Burial place of Pierre Charles L'Enfant, the one man in Washington who earned a view like this
I decided last night that, silly as it sounds, the thing I am going to miss most of all in Washington (aside from my friends, obviously) is the Rock Creek Parkway. If you've never lived in D.C., imagine if New York's West Side Highway was actually built at ground level, went straight through Central Park while keeping all the forest area around it, and occasionally went under gagantuan stone bridges built a hundred years earlier in the usual gothic-American style of most D.C. monuments with birds flying by and ivy slowly creeping up it to reclaim the bridge back as a natural part of the earth. I swear to God every time I drove to Trader Joe's I felt like passing those giant statues in the first Lord of the Rings Movie.
I guess in a way it's a reminder of what I really truly love most of all about D.C. in general- it's just so damn beautiful.

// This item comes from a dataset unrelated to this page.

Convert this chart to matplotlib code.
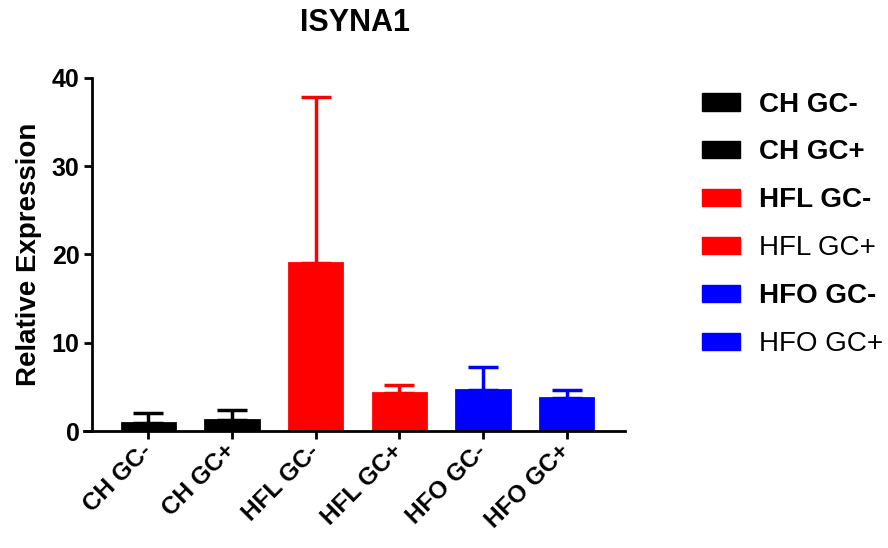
import numpy as np
import matplotlib
matplotlib.use('Agg')
import matplotlib.pyplot as plt
from matplotlib.patches import Patch

plt.rcParams['font.family'] = ['Liberation Sans', 'DejaVu Sans']

groups = ['CH GC-', 'CH GC+', 'HFL GC-', 'HFL GC+', 'HFO GC-', 'HFO GC+']
means = [0.9, 1.2, 19.0, 4.3, 4.6, 3.7]
upper = [2.0, 2.4, 37.8, 5.2, 7.2, 4.7]   # top of error bar
colors = ['black', 'black', 'red', 'red', 'blue', 'blue']
legend_bold = [True, True, True, False, True, False]
yticks = [0, 10, 20, 30, 40]

err_up = np.array(upper) - np.array(means)

fig = plt.figure(figsize=(8.88, 5.48), dpi=100)
ax = fig.add_axes([0.0946, 0.2135, 0.6093, 0.6442])

# spine position first: moving it resets the tick labels
ax.spines['top'].set_visible(False)
ax.spines['right'].set_visible(False)
ax.spines['left'].set_position(('axes', 0.0148))
ax.spines['left'].set_linewidth(2)
ax.spines['bottom'].set_linewidth(2)

x = np.arange(len(groups))
ax.bar(x, means, width=0.64, color=colors, edgecolor=colors, linewidth=2, zorder=2)
for xi, m, e, c in zip(x, means, err_up, colors):
    ax.errorbar(xi, m, yerr=[[0], [e]], fmt='none', ecolor=c, elinewidth=2.5,
                capsize=10.5, capthick=2.5, zorder=1)

ax.set_xlim(-0.77, 5.7)
ax.set_ylim(0, 40)
ax.set_yticks(yticks, labels=[str(v) for v in yticks], fontsize=18, fontweight='bold')
ax.set_xticks(x, labels=groups, rotation=45, ha='right', va='center',
              rotation_mode='anchor', fontsize=17.5, fontweight='bold')
ax.tick_params(axis='both', width=2, length=6)
ax.tick_params(axis='x', pad=6)
ax.tick_params(axis='y', pad=3)

ax.set_ylabel('Relative Expression', fontsize=20, fontweight='bold', labelpad=7)
ax.set_title('ISYNA1', fontsize=22, fontweight='bold', pad=34)

handles = [Patch(facecolor=c, edgecolor=c) for c in colors]
leg = fig.legend(handles, groups, loc='upper left', bbox_to_anchor=(0.7905, 0.833),
                 frameon=False, fontsize=20, handlelength=1.37, handleheight=0.6,
                 labelspacing=0.79, handletextpad=0.7, borderpad=0, borderaxespad=0)
for t, b in zip(leg.get_texts(), legend_bold):
    t.set_fontweight('bold' if b else 'normal')

fig.savefig('out.png', dpi=100)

I'm going to miss walking along the Mall at night. Walking past the White House in winter. The unique weirdness of traffic stopping because of motorcades. Free museums. All the stuff I didn't even have time to see- I'm going to miss that too.
Goodnight, Washington. Until we meet again.

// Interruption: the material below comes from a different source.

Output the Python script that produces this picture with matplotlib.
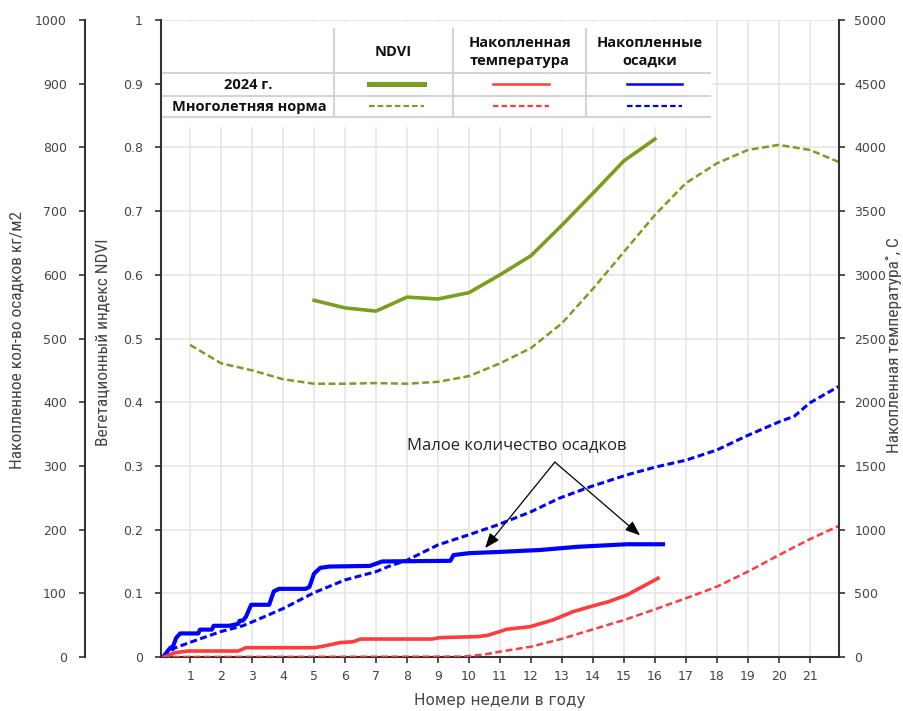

So I was at the so-to-be ex-apartment on Friday packing stuff when the doorbell rings and there's a UPS package for me. I open it up, not having been expecting anything, and it turns out my family bought me a GPS computer for my move to Atlanta without telling me.
So, yeah. My family sent my a new robot buddy in the mail. My family's awesome.

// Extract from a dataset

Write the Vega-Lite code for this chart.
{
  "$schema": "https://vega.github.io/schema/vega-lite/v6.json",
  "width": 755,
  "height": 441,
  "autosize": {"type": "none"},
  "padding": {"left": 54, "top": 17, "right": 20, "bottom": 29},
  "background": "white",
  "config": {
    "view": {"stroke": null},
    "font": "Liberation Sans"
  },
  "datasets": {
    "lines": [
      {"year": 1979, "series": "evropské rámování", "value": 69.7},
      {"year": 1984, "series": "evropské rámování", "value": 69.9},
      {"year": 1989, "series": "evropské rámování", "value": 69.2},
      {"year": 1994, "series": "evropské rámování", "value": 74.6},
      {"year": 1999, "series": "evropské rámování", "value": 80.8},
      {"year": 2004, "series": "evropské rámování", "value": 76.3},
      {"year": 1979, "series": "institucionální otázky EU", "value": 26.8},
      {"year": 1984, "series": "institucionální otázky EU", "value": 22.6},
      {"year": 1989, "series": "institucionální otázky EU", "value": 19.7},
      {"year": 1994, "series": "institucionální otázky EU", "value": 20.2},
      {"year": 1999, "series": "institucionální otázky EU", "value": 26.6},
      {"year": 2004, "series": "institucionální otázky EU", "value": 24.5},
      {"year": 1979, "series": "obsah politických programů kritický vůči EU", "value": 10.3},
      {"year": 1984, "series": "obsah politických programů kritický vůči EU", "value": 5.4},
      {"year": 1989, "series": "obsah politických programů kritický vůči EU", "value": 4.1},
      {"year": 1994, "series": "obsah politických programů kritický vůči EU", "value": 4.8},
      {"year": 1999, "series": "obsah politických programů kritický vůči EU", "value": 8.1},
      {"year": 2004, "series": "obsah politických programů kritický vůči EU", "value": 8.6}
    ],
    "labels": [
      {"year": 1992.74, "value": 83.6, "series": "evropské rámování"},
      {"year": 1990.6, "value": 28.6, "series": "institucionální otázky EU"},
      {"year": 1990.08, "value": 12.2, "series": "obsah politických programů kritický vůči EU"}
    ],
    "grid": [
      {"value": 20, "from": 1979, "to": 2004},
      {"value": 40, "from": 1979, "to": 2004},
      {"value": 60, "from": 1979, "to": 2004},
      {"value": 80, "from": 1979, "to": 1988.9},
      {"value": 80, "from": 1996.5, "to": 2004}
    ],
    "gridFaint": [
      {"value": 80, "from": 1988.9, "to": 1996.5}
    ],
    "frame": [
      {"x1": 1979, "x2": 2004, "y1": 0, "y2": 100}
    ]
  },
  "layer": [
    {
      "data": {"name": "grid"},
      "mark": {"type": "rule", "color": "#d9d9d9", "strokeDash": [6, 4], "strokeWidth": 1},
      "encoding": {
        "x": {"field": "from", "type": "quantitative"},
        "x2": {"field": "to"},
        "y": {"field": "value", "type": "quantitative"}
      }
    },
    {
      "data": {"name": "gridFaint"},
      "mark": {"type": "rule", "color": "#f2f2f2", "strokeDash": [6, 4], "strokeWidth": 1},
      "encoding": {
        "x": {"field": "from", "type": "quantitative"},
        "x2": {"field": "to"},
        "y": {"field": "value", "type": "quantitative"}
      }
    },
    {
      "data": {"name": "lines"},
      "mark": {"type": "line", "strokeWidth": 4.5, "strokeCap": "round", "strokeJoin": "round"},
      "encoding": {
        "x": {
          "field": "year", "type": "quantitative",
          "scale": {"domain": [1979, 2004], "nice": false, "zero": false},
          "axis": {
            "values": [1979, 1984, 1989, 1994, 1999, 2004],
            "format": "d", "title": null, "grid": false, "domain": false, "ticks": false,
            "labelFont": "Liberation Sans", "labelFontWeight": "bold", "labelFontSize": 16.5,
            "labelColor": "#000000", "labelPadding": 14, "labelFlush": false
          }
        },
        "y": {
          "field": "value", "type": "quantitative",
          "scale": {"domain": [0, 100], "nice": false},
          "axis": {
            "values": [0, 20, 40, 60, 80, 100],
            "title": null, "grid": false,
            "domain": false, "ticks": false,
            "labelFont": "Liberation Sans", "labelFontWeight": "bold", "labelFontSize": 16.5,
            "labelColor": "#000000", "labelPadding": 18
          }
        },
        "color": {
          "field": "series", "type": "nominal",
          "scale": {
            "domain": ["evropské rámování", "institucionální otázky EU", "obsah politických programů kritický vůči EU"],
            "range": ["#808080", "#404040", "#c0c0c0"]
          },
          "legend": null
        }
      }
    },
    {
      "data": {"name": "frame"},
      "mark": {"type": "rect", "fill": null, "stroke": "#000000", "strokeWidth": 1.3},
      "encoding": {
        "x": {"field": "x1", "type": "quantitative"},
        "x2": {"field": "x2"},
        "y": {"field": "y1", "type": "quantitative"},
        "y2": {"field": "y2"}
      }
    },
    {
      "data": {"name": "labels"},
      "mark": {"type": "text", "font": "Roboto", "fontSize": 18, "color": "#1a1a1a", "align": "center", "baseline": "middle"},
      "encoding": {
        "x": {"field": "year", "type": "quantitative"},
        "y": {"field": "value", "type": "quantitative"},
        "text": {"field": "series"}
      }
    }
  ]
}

Your (spoiler-free) Doctor Who thought of the day
Does anyone else find it very odd that Russell T. Davies apparently likes to write fan fiction for his own goddamn television program?
Join us next week for the finale episode, when the Doctor meets Batman and Luke Skywalker as they unite to fight the Predator and Megatron, and Rose turns into Buffy the Vampire Slayer*.
* - Oh, right. That actually fucking happened.